Samuel Beckett foi mais longe e se tornou um desses fenômenos raríssimos: um escritor que se realizou numa língua que não a sua. Há poucos exemplos na literatura ocidental de autores que, abandonando seu instrumento natural, de nascença, se consagrassem num idioma estrangeiro, e esses, em sua maioria, ou eram habitantes de zonas fronteiriças ou deixaram alguma língua mais ou menos obscura e de alcance limitado para adotar uma das assim chamadas universais.

Língua matemática
Malgrado os contatos seculares da Irlanda católica com a França -que, igualmente católica, era vista como uma perpetuamente possível aliada no seu conflito com os ingleses e escoceses protestantes-, não foi provavelmente nenhum fator tão ostensivo que levou Beckett a fazer sua escolha determinante.
Explicações e teorias não faltam, mas há duas difíceis de ignorar.
Uma é a presença, ou melhor, a onipresença de James Joyce, que, menos de uma geração antes, tinha, à sua maneira, exaurido os recursos oferecidos pela língua inglesa, submetendo seus sucessores imediatos à condição indesejável de seguidores ou epígonos. Outra é a seguinte: o tipo de literatura que Beckett se dedicou a compor em todos os gêneros de que lançou mão vinha, desde o início, marcado por um afã de despersonalização.
O crítico Hugh Kenner, um de seus estudiosos pioneiros, mostra como a escrita de Beckett (a cadência de sua prosa, sua maneira de organizar palavras, frases, parágrafos) obedece menos aos ditames de uma língua natural, com suas características temporais, geográficas e individuais, do que a um tipo de lógica fria, como a das fórmulas matemáticas ou a das linguagens com as quais se programam computadores.
Vale dizer: esse distanciamento perante o que, na boca ou mãos de cada usuário, uma língua tem de específico se alcança melhor, mais facilmente, num idioma estrangeiro que carregue em si uma dose infinitamente menor de associações e possa ser tratado como o instrumento, digamos, neutro que o irlandês procurava.
Ocorre também que, distintamente dos demais autores que trocaram sua língua por uma diferente, Beckett não parecia ter a intenção de se naturalizar, de se tornar de fato um cidadão da república francesa de letras. Pois, afinal, se utilizou o francês, ele tampouco abandonou o inglês.

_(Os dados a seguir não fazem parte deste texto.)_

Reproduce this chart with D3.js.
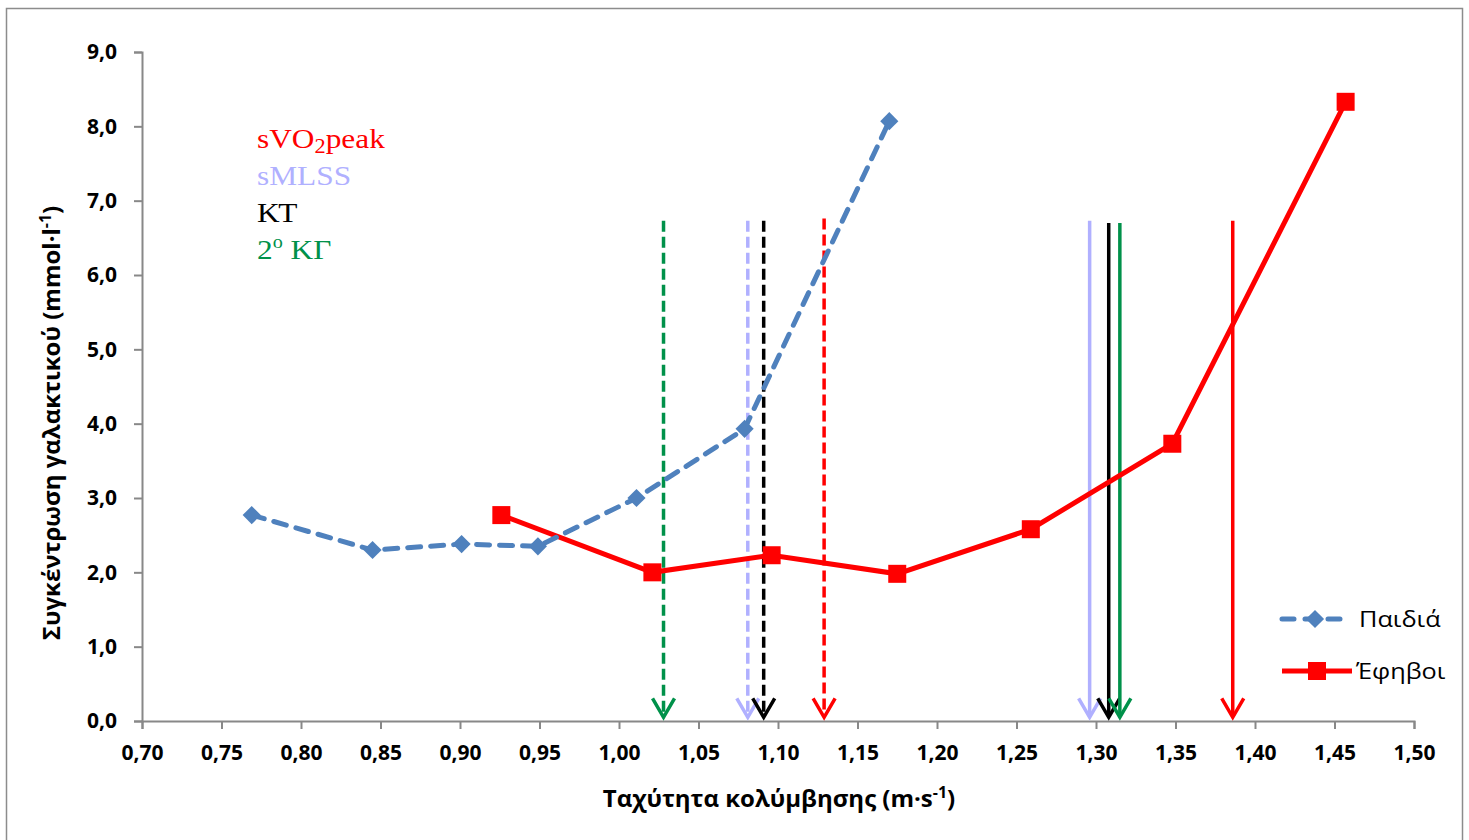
<!DOCTYPE html>
<html>
<head>
<meta charset="utf-8">
<script src="https://cdn.jsdelivr.net/npm/d3@7"></script>
<style>
  body { margin: 0; background: #fff; }
  svg { display: block; }
</style>
</head>
<body>
<div id="chart"></div>
<script>
// Παιδιά (blue, dashed, diamonds)
var kidsX = [0.769, 0.845, 0.901, 0.949, 1.011, 1.079, 1.170];
var kidsY = [2.77, 2.30, 2.38, 2.35, 3.00, 3.93, 8.07];
// Έφηβοι (red, solid, squares)
var teensX = [0.926, 1.021, 1.096, 1.175, 1.259, 1.348, 1.457];
var teensY = [2.77, 2.00, 2.23, 1.98, 2.58, 3.73, 8.33];

// threshold arrows: sVO2peak, sMLSS, ΚΤ, 2ο ΚΓ
var kidsArrowX = [1.129, 1.081, 1.091, 1.028];
var kidsArrowTop = [6.76, 6.73, 6.73, 6.73];
var teensArrowX = [1.386, 1.296, 1.308, 1.315];
var teensArrowTop = [6.73, 6.73, 6.70, 6.70];
var arrowBottom = 0.05;

var xTicks = d3.range(0, 17).map(function (i) { return 0.70 + i * 0.05; });
var yTicks = d3.range(0, 10);

var width = 1469, height = 840;
var arrowColors = ["#ff0000", "#b0b0ff", "#000000", "#00914a"];

var svg = d3.select("#chart").append("svg")
    .attr("width", width)
    .attr("height", height);

// outer frame
svg.append("rect")
    .attr("x", 6.5).attr("y", 8.5)
    .attr("width", 1456).attr("height", 840)
    .attr("fill", "none")
    .attr("stroke", "#8c8c8c")
    .attr("stroke-width", 1.5);

var xScale = d3.scaleLinear().domain([0.70, 1.50]).range([142, 1414]);
var yScale = d3.scaleLinear().domain([0, 9]).range([721, 52]);

var fmt = function (d, n) { return d.toFixed(n).replace(".", ","); };

var xAxis = svg.append("g")
    .attr("transform", "translate(0," + yScale(0) + ")")
    .call(d3.axisBottom(xScale).tickValues(xTicks).tickSize(8).tickPadding(16)
        .tickFormat(function (d) { return fmt(d, 2); }));

var yAxis = svg.append("g")
    .attr("transform", "translate(" + xScale(0.70) + ",0)")
    .call(d3.axisLeft(yScale).tickValues(yTicks).tickSize(8).tickPadding(17)
        .tickFormat(function (d) { return fmt(d, 1); }));

[xAxis, yAxis].forEach(function (ax) {
    ax.select(".domain").attr("stroke", "#888").attr("stroke-width", 2);
    ax.selectAll(".tick line").attr("stroke", "#888").attr("stroke-width", 2);
    ax.selectAll(".tick text")
        .attr("fill", "#000")
        .style("font-family", "'Open Sans', sans-serif")
        .style("font-weight", "bold")
        .style("font-size", "21px");
});

// axis titles
svg.append("text")
    .attr("x", 779).attr("y", 807)
    .attr("text-anchor", "middle")
    .style("font-family", "'Open Sans', sans-serif")
    .style("font-weight", "bold")
    .style("font-size", "24px")
    .html("Ταχύτητα κολύμβησης (m·s<tspan dy='-9' font-size='16px'>-1</tspan><tspan dy='9'>)</tspan>");

svg.append("text")
    .attr("transform", "translate(60,423) rotate(-90)")
    .attr("text-anchor", "middle")
    .style("font-family", "'Open Sans', sans-serif")
    .style("font-weight", "bold")
    .style("font-size", "24px")
    .html("Συγκέντρωση γαλακτικού (mmol·l<tspan dy='-9' font-size='16px'>-1</tspan><tspan dy='9'>)</tspan>");

// arrows
function drawArrows(xs, tops, dashed) {
    xs.forEach(function (v, i) {
        var g = svg.append("g")
            .attr("stroke", arrowColors[i])
            .attr("stroke-width", 3.5)
            .attr("fill", "none");
        var tip = yScale(arrowBottom);
        g.append("line")
            .attr("x1", xScale(v)).attr("x2", xScale(v))
            .attr("y1", yScale(tops[i])).attr("y2", tip - 2)
            .attr("stroke-dasharray", dashed ? "11,5" : null);
        g.append("path")
            .attr("d", "M" + (xScale(v) - 11) + "," + (tip - 19) +
                "L" + xScale(v) + "," + tip +
                "L" + (xScale(v) + 11) + "," + (tip - 19));
    });
}
drawArrows(kidsArrowX, kidsArrowTop, true);
drawArrows(teensArrowX, teensArrowTop, false);

var line = d3.line()
    .x(function (d) { return xScale(d[0]); })
    .y(function (d) { return yScale(d[1]); });

var teens = teensX.map(function (d, i) { return [d, teensY[i]]; });
var kids = kidsX.map(function (d, i) { return [d, kidsY[i]]; });

svg.append("path")
    .datum(teens)
    .attr("d", line)
    .attr("fill", "none")
    .attr("stroke", "#ff0000")
    .attr("stroke-width", 5);

svg.selectAll(".sq")
    .data(teens)
    .enter().append("rect")
    .attr("class", "sq")
    .attr("x", function (d) { return xScale(d[0]) - 9; })
    .attr("y", function (d) { return yScale(d[1]) - 9; })
    .attr("width", 18).attr("height", 18)
    .attr("fill", "#ff0000");

svg.append("path")
    .datum(kids)
    .attr("d", line)
    .attr("fill", "none")
    .attr("stroke", "#4f81bd")
    .attr("stroke-width", 5)
    .attr("stroke-linecap", "round")
    .attr("stroke-dasharray", "13,10");

var diamond = d3.symbol().type(d3.symbolSquare).size(165);
svg.selectAll(".dm")
    .data(kids)
    .enter().append("path")
    .attr("class", "dm")
    .attr("d", diamond)
    .attr("transform", function (d) {
        return "translate(" + xScale(d[0]) + "," + yScale(d[1]) + ") rotate(45)";
    })
    .attr("fill", "#4f81bd");

// legend of thresholds (top-left)
var legNames = ["sVO<tspan dy='5' font-size='20px'>2</tspan><tspan dy='-5'>peak</tspan>",
    "sMLSS", "ΚΤ", "2<tspan dy='-11' font-size='18px'>ο</tspan><tspan dy='11'> ΚΓ</tspan>"];
legNames.forEach(function (t, i) {
    svg.append("text")
        .attr("transform", "translate(257," + (148 + i * 37) + ") scale(1.12,1)")
        .attr("fill", arrowColors[i])
        .style("font-family", "'Liberation Serif', 'Times New Roman', serif")
        .style("font-size", "28px")
        .html(t);
});

// series legend (right)
var leg = svg.append("g");
leg.append("line")
    .attr("x1", 1282).attr("x2", 1345).attr("y1", 619).attr("y2", 619)
    .attr("stroke", "#4f81bd").attr("stroke-width", 5)
    .attr("stroke-linecap", "round").attr("stroke-dasharray", "12,11");
leg.append("path")
    .attr("d", diamond)
    .attr("transform", "translate(1315,619) rotate(45)")
    .attr("fill", "#4f81bd");
leg.append("line")
    .attr("x1", 1282).attr("x2", 1352).attr("y1", 671).attr("y2", 671)
    .attr("stroke", "#ff0000").attr("stroke-width", 5);
leg.append("rect")
    .attr("x", 1308).attr("y", 662).attr("width", 18).attr("height", 18)
    .attr("fill", "#ff0000");
leg.selectAll("text")
    .data(["Παιδιά", "Έφηβοι"])
    .enter().append("text")
    .attr("transform", function (d, i) {
        return "translate(" + (i ? 1356 : 1359) + "," + (i ? 679 : 627) + ") scale(1.15,1)";
    })
    .style("font-family", "'Open Sans', sans-serif")
    .style("font-size", "22px")
    .text(function (d) { return d; });
</script>
</body>
</html>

Só que, em vez de escrever diretamente em sua língua natal, ele fazia habitualmente questão de traduzir para estas suas obras redigidas (ou, pelo menos, publicadas) primeiro em francês.
Não é de todo impossível que tenha sido mediante esse atalho que ele chegou a um inglês que não conseguiria criar espontânea ou diretamente. Ou seja, o inglês despersonalizado que almejava requeria ser filtrado ("desaprendido", como diria João Cabral num poema célebre) por uma língua estrangeira.
Outro crítico, George Steiner, dedicou todo um volume aos escritores que, vivendo entre duas ou mais línguas, batizou de "extraterritoriais": Vladimir Nabokov (russo/ francês/inglês), Jorge Luis Borges (espanhol/inglês) etc. O trabalho desses mestres envolvia, decerto, uma motivação política, a saber, a revolta de espíritos cosmopolitas contra as barreiras artificiais que o nacionalismo e o etnocentrismo tentavam impor à experiência literária.

Extraterritorialidade
E, além de, pragmaticamente, fertilizarem e/ou contaminarem o âmago de uma cultura local ou nacional com elementos subversivos importados ou contrabandeados das demais, eles deram continuidade a um projeto coletivo e (no melhor sentido) ambicioso.
O de, acima das fronteiras e limitações de cada língua natural, elaborar uma linguagem supra/inter ou transnacional, capaz de acomodar e impulsionar a literatura universal de um mundo globalizado.
Essa extraterritorialidade, o irlandês a alcançou por uma rota singularmente tortuosa: escrevendo primeiro num idioma alheio para, em seguida, ao se traduzir (e não "retraduzir de volta") na sua de antemão estranhada língua natal, não tanto engendrar, a posteriori, um texto definitivo de chegada, um original às avessas, como, a rigor, para fazer até de suas criações autógrafas traduções de traduções desligadas de qualquer original.
Recorrendo à língua francesa, mas sem perseguir o objetivo banal de ser um literato francês, ele chegou, isso sim, a um resultado tão paradoxalmente borgiano quanto a carreira do fictício Pierre Menard (personagem do contista argentino que reescreveu literalmente fragmentos de "Dom Quixote"), a saber, o de assumir o estatuto de expatriado em sua própria pátria idiomática, de modo a se tornar, além de inventor de personagens memoráveis, o autor, sobretudo, da principal delas: um autor chamado Samuel Beckett.